In the end, not a single scene of Michael Dorsey preparing to become Dorothy Michaels remained in the first act. Pollack's gamble, and he did feel it was a real risk, was to not show any of what the shlubby Michael must have undertaken to pass himself off credibly not only as a woman but also as a professional actress. There isn’t even a preparation montage—and this is a movie filled with amazing ‘80s-style montages. Set to Dave Grusin's jammin' theme music and some memorably of-their-time songs performed by Steven Bishop, Tootsie is awash in montages. The ultra-'80s blue silhouetted "Take My Breath Away" sex montage in Top Gun has nothing on the gauzy, slow-mo salad tossing and candle lighting images underscored by Steven Bishop singing "Something's Telling Me It Might Be You" in Tootsie.

But nothing like that occurs in the turn from Act One to Act Two of this film. Pollack and Gelbart had whittled down all the exposition required for the story into an opening credit sequence that tells the audience everything we need to know about Michael Dorsey: he's a great actor but a difficult person to work with, and he's an acting teacher who preaches to his students that they must do anything to get work. Pollack was the kind of director who felt even farce must be credible and logical, or else it's all just contrived. But he believed that Hoffman could sell the idea that Michael was such a good actor that the audience wouldn’t need to know how he transformed himself convincingly into Dorothy. Hence, the incredible ellipse cut that takes the story from its first act into its second. We learn that Michael feels he has no choice but to disguise himself as someone else to pursue a well-paid role on a TV soap. There is then a hard cut to what is now colloquially known as "The Tootsie Shot." In this long-distance, telephoto widescreen shot, a sea of New York City pedestrians walk along a busy street, and our main character slowly emerges to become the focal point of the shot. The rest of the rush hour crowd then fades into a soft blur.

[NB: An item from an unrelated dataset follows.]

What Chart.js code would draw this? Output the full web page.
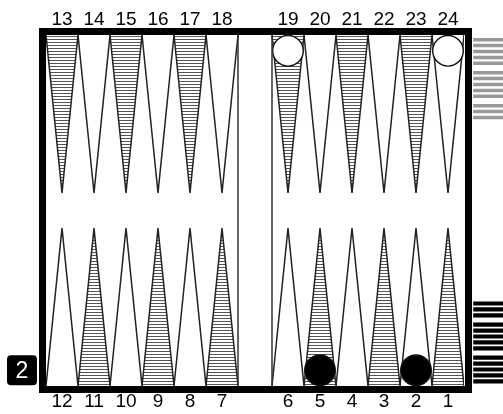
<!DOCTYPE html>
<html>
<head>
<meta charset="utf-8">
<script src="https://cdn.jsdelivr.net/npm/chart.js@4.4.1/dist/chart.umd.min.js"></script>
<style>
  html, body { margin: 0; padding: 0; background: #fff; }
</style>
</head>
<body>
<canvas id="board" width="503" height="414"></canvas>
<script>
// Point numbers along each edge, left to right
const topPoints = [13, 14, 15, 16, 17, 18, 19, 20, 21, 22, 23, 24];
const bottomPoints = [12, 11, 10, 9, 8, 7, 6, 5, 4, 3, 2, 1];

// Checkers on the board: point number and count
const whitePoints = [19, 24];
const whiteCounts = [1, 1];
const blackPoints = [5, 2];
const blackCounts = [1, 1];

// Borne off checkers and the doubling cube
const whiteOff = 13;
const blackOff = 13;
const cubeValue = 2;

// layout, in point widths (x) and board units (y)
const BAR = 34 / 32;
const X_MAX = 12 + BAR;
const Y_MAX = 10;
const POINT_LEN = 4.5;
const CHK_Y = 0.45;
const FONT = "'Liberation Sans', Arial, sans-serif";

function colLeft(col) { return col < 6 ? col : col + BAR; }
function pointPos(n) {
    if (n >= 13) return { col: n - 13, top: true };
    return { col: 12 - n, top: false };
}

function makeStripes() {
    const c = document.createElement('canvas');
    c.width = 4; c.height = 3;
    const g = c.getContext('2d');
    g.fillStyle = '#fff';
    g.fillRect(0, 0, 4, 3);
    g.fillStyle = '#555';
    g.fillRect(0, 0, 4, 1);
    return g.createPattern(c, 'repeat');
}
const stripes = makeStripes();

const datasets = [];

// the 24 points
[...topPoints, ...bottomPoints].forEach(n => {
    const { col, top } = pointPos(n);
    const x0 = colLeft(col);
    const base = top ? Y_MAX : 0;
    const tip = top ? Y_MAX - POINT_LEN : POINT_LEN;
    datasets.push({
        data: [{ x: x0, y: base }, { x: x0 + 0.5, y: tip }, { x: x0 + 1, y: base }],
        fill: top ? 'end' : 'start',
        backgroundColor: n % 2 ? stripes : '#fff',
        borderColor: '#222',
        borderWidth: 1.5,
        borderJoinStyle: 'bevel',
        pointRadius: 0,
        order: 3
    });
});

// checkers
function checkerData(points, counts) {
    const out = [];
    points.forEach((n, i) => {
        const { col, top } = pointPos(n);
        for (let k = 0; k < counts[i]; k++) {
            const off = CHK_Y + k * 2 * CHK_Y;
            out.push({ x: colLeft(col) + 0.5, y: top ? Y_MAX - off : off });
        }
    });
    return out;
}
[[whitePoints, whiteCounts, '#fff'], [blackPoints, blackCounts, '#000']].forEach(([p, c, col]) => {
    datasets.push({
        data: checkerData(p, c),
        showLine: false,
        pointRadius: 15.3,
        pointBorderWidth: 1.4,
        pointBackgroundColor: col,
        pointBorderColor: '#111',
        order: 0,
        clip: false
    });
});

// borne off stacks, groups of five
const OFF_X0 = 13.35, OFF_X1 = 14.6;
const SLAB = 0.168, SLAB_GAP = 0.1;
function offYs(count, fromTop) {
    const ys = [];
    for (let k = 0; k < count; k++) {
        const d = 0.05 + SLAB * (k + 0.5) + SLAB_GAP * Math.floor(k / 5);
        ys.push(fromTop ? Y_MAX - d : d);
    }
    return ys;
}
offYs(whiteOff, true).forEach(y => datasets.push({
    data: [{ x: OFF_X0, y }, { x: OFF_X1, y }],
    borderColor: '#999', borderWidth: 3.5, borderCapStyle: 'butt',
    pointRadius: 0, fill: false, clip: false, order: 1
}));
offYs(blackOff, false).forEach(y => datasets.push({
    data: [{ x: OFF_X0, y }, { x: OFF_X1, y }],
    borderColor: '#000', borderWidth: 4.2, borderCapStyle: 'butt',
    pointRadius: 0, fill: false, clip: false, order: 1
}));

// frame, bar and cube
const boardFrame = {
    id: 'boardFrame',
    afterDatasetsDraw(chart) {
        const { ctx, chartArea: a, scales: { x, y } } = chart;
        const W = 7;
        const right = x.getPixelForValue(X_MAX) + 1;
        ctx.save();
        // bar edges
        ctx.strokeStyle = '#333';
        ctx.lineWidth = 1.5;
        [6, 6 + BAR].forEach(v => {
            const px = x.getPixelForValue(v);
            ctx.beginPath();
            ctx.moveTo(px, a.top);
            ctx.lineTo(px, a.bottom);
            ctx.stroke();
        });
        ctx.fillStyle = '#000';
        ctx.fillRect(a.left - W, a.top - W, right + W - (a.left - W), W);
        ctx.fillRect(a.left - W, a.bottom, right + W - (a.left - W), W);
        ctx.fillRect(a.left - W, a.top - W, W, a.bottom - a.top + 2 * W);
        ctx.fillRect(right, a.top - W, W, a.bottom - a.top + 2 * W);

        // cube
        const cx = x.getPixelForValue(-0.75);
        const cy = y.getPixelForValue(CHK_Y);
        ctx.beginPath();
        ctx.roundRect(cx - 15, cy - 15, 30, 30, 4);
        ctx.fill();
        ctx.fillStyle = '#fff';
        ctx.font = '23px ' + FONT;
        ctx.textAlign = 'center';
        ctx.textBaseline = 'middle';
        ctx.fillText(String(cubeValue), cx, cy + 1);
        ctx.restore();
    }
};

function axis(position, labels, height, pad) {
    return {
        type: 'linear',
        position: position,
        min: 0,
        max: X_MAX,
        afterBuildTicks: s => { s.ticks = labels.map((n, i) => ({ value: colLeft(i) + 0.5 })); },
        afterFit: s => { s.height = height; },
        ticks: {
            callback: (v, i) => labels[i],
            autoSkip: false,
            maxRotation: 0,
            padding: pad,
            color: '#000',
            font: { family: FONT, size: 19 }
        },
        grid: { display: false, drawTicks: false },
        border: { display: false }
    };
}

new Chart(document.getElementById('board').getContext('2d'), {
    type: 'line',
    data: { datasets },
    options: {
        responsive: false,
        animation: false,
        layout: { padding: { left: 46, right: 39, top: 0, bottom: 0 } },
        plugins: { legend: { display: false }, tooltip: { enabled: false } },
        scales: {
            x: axis('bottom', bottomPoints, 28, 4),
            xTop: axis('top', topPoints, 35, 4),
            y: { type: 'linear', min: 0, max: Y_MAX, display: false }
        }
    },
    plugins: [boardFrame]
});
</script>
</body>
</html>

This shot has been used in countless New York movies before and since—including Hoffman's own Midnight Cowboy (1969), as well as Stayin' Alive (1983), Ghostbusters (1984), Crocodile Dundee (1986), Heartburn (1986), Wall Street (1987), Baby Boom (1987), Working Girl (1988), Bridget Jones's Diary (2001), Elf (2003), The Devil Wears Prada (2006), and The Wolf of Wall Street (2013). But I think it has come to be known as "The Tootsie Shot" because this movie represents the single best example of its use. In part, that's because the cut to the shot serves as the act break, and in part, it's because it takes much longer to realize who we're supposed to focus on than is typical. With John Voigt in Midnight Cowboy or Paul Hogan in Crocodile Dundee, the point of the shot is to emphasize that they are fish-out-of-water characters, but the more typical use is to pull one anonymous member of a crowd out and visually state to the audience that this person is important, with a story about to be told.

The man behind the quintessential example of this shot was Owen Roizman, who by now had worked on three prior films with Pollack. The director and cinematographer had an easy working relationship that translated into a great-looking picture. With the exception of some of his earliest movies, like They Shoot Horses, Don't They? (1969), Pollack was always a director who liked his movies to look classy and a bit more attractive than real life ever gets. At this point, New York City was undergoing a makeover. Shedding its 1970s reputation as a crime-ridden cesspool of muggings, stabbings, and ineffective government, the city was luring tourists back with its "I Love New York" promotional commercials. By 1980, Governor Hugh Carey declared that the jingle created for these TV spots was to become New York's official state anthem. And ever since Woody Allen's Manhattan in 1979, filmmakers had realized that the city could be beautiful and romantic as much as it could be gritty and threatening. The look Roizman created for Tootsie suits it so well because Michael Dorsey is the opposite of a fish out of water. He's a small, nimble New York actor used to darting around the streets, shops, restaurants, studios, subways, eight-floor walk-ups, and sprawling, unfurnished loft apartments.